- 2018.12.13
- インタビュー・対談
東野圭吾インタビュー「湯川でさえ、てこずる謎は執筆の壁も高かった!」
<週刊ミステリーベスト10>2018年国内部門 第1位『沈黙のパレード』 著者に聞く
出典 : #週刊文春
ジャンル :
#エンタメ・ミステリ
「これまでのガリレオの長編で湯川が対峙してきたのは、親友の天才数学者や非論理的な女性、気まぐれな少年たちでした。今回は、被害女性を愛した、善良で平凡な普通の人々にしようと。彼らが力を合わせたら、湯川でさえも手こずるような謎がうまれるのではないかと考えたのですが、実際に書こうとしたときに、相当な壁の高さを感じました」
謎に対して、湯川が科学的なアプローチで取り組む見せ場はもちろんのこと、佐織を大切に想っていたとはいえ、普通の人々が、犯罪にどうかかわっていくのか、という部分も読みどころの一つだ。
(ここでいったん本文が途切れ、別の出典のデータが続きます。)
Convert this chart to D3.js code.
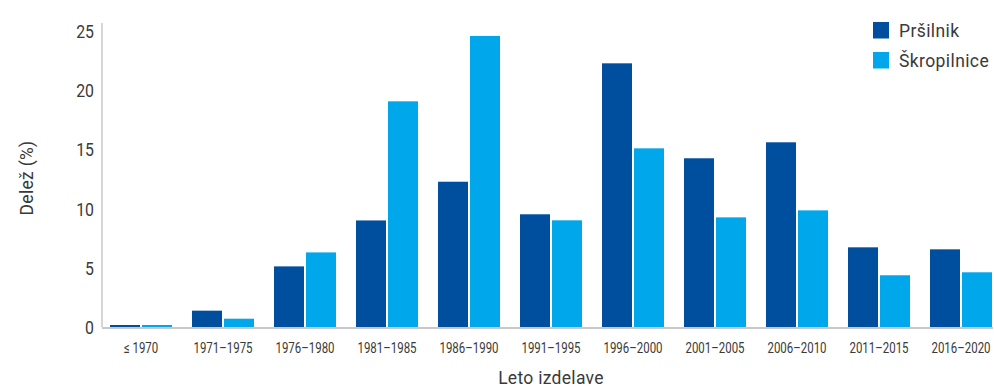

「ここ最近、気を付けていることが、今回は上手くいきました。それは何かというと『登場人物の行動、心の動きも含めて、自分だったらどうするかを徹底的に考える』ということです。一人ひとりの考えや行動を真剣に考えたら、誰も作者の都合にあわせて動いてはくれない。もっと言えば、『この人がこう動いたとしたら何が起きたのか。よほどのことがあったに違いない』と、自分自身で謎解きをしながら書いた部分もあります」
「ミステリーベスト10」の推薦者からは「ガリレオ、再始動! と期待が高まる中、それを上回った」という声もあがった。
「再始動と言った以上、また充電したら怒られるでしょうから続けて書きますよ。創作者は新作ごとにハードルを上げていくべきだと考えています。しかもガリレオである以上、お茶を濁そうとは思わない。でもやっぱり難しかったですね(笑)。長編であれば、湯川が事件に関わる“理由”が必要で、今回も“それなり”のものを用意しました」
著者が言うところの“それなりの理由”が、圧倒的な読後感へと導いてくれる。
「『沈黙のパレード』は、集大成と言える作品になったと感じています。まだ翻訳もされていないので、捕らぬ狸の皮算用もいいところなのですが、『容疑者xの献身』で逃したエドガー賞が獲れたら嬉しいなぁと思っています(笑)」
東野圭吾/1958年大阪府生まれ。85年『放課後』で江戸川乱歩賞を受賞しデビュー。2006年『容疑者xの献身』で直木賞。ガリレオシリーズの他『手紙』等、著書多数。